Wednesday, March 28, 2007


I’m starting my walk this morning in sunshine, but the sky overhead is hazy and to the west the clouds are dark. I’m glad to have the sun for now. I feel a little high-spirited today as I see a bunny hopping down a trail. His powder puff tail zigs and zags, then he hops straight up and down and disappears around the bend. I’d like to follow him. But I suspect he has just stopped in another little bit of briar and weed. I want to think I’d have found a little opening at the base of a stump where he’d have disappeared and I could have lain down on the moss and peeked in to see a little family of bunnies painting eggs to get ready for Easter.

Everything is in bud this morning. Near the stream at the base of the white oak there are more little Hepatica buds almost ready to open. All through the open woods Cut-leaved Toothworts hold clusters of young buds. Here and there tiny leaves of Corydalis are coming through the leaves into the sun. Their leaves are similar to Dutchman’s Breeches, which I’ve never seen in these woods. New leaves of wild rose, Autumn Olive, and honeysuckle are starting to appear. And the field grass is just a little greener than yesterday.

Near the path to the stream, I see a Forsythia bush starting to bloom. I wonder who planted it there. There’s no house nearby. A few years ago it looked like someone was planning to build on that property. There were markers where a house might go and some of the land was mowed. Maybe the Forsythia was planted then along with hopes for a home. There was a bridge across the stream that a car could drive over. It has been broken down for a long time. There is moss growing on some of the old bridge lumber that is down in the stream. I feel a little lonely, as if I’m sharing someone’s memories of dreams that never happened.
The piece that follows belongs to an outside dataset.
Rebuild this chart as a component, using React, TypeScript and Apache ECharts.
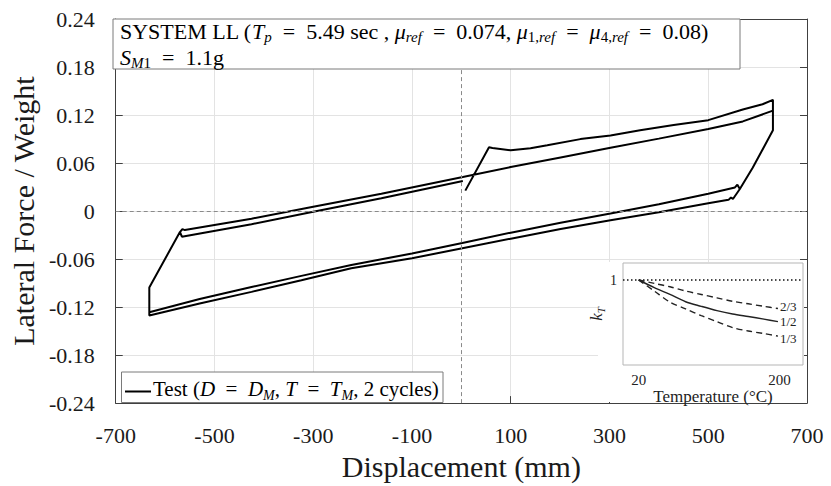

Now I listen to sounds. A staccato beat nearby is loud—it must be the pileated woodpecker, either searching for food or hammering out a hole in a hollow tree to build a nest. We have a bat house in our yard that has never had bats in it, but last year there was a brand new hole near the top that had been chipped out by a woodpecker to make an entrance. Now I hear the woodpecker calling as it flies away to its next task. Another series of poundings off in the distance comes from hammers--people at work building something. They are too busy to be concerned with us here in these woods. As I walk further I hear various songs from birds I can’t name—then a loud caw of crows catches my attention. I look up to see two of them harassing a hawk. I have seen that before—sometimes the number of crows becomes greater. The schoolyard isn’t the only place that has bullies. I wonder why crows pick on hawks. Getting close to home I hear a variety of bird sounds coming from one spot. There is chirping, then warbling and tweeting and singing. I smile, knowing what I’ll see when I look up in the tree. It’s the mockingbird. I remember almost thirty years ago sitting in a rocking chair with my first baby in my arms on a late spring night with a window open to the soft breeze and the crazy singing of a mockingbird that went on all night long. Night after night the three of us shared the warm breezes. I’m happy to hear it again every spring.

My walk is over for the morning. I pick some daffodils to bring in the house.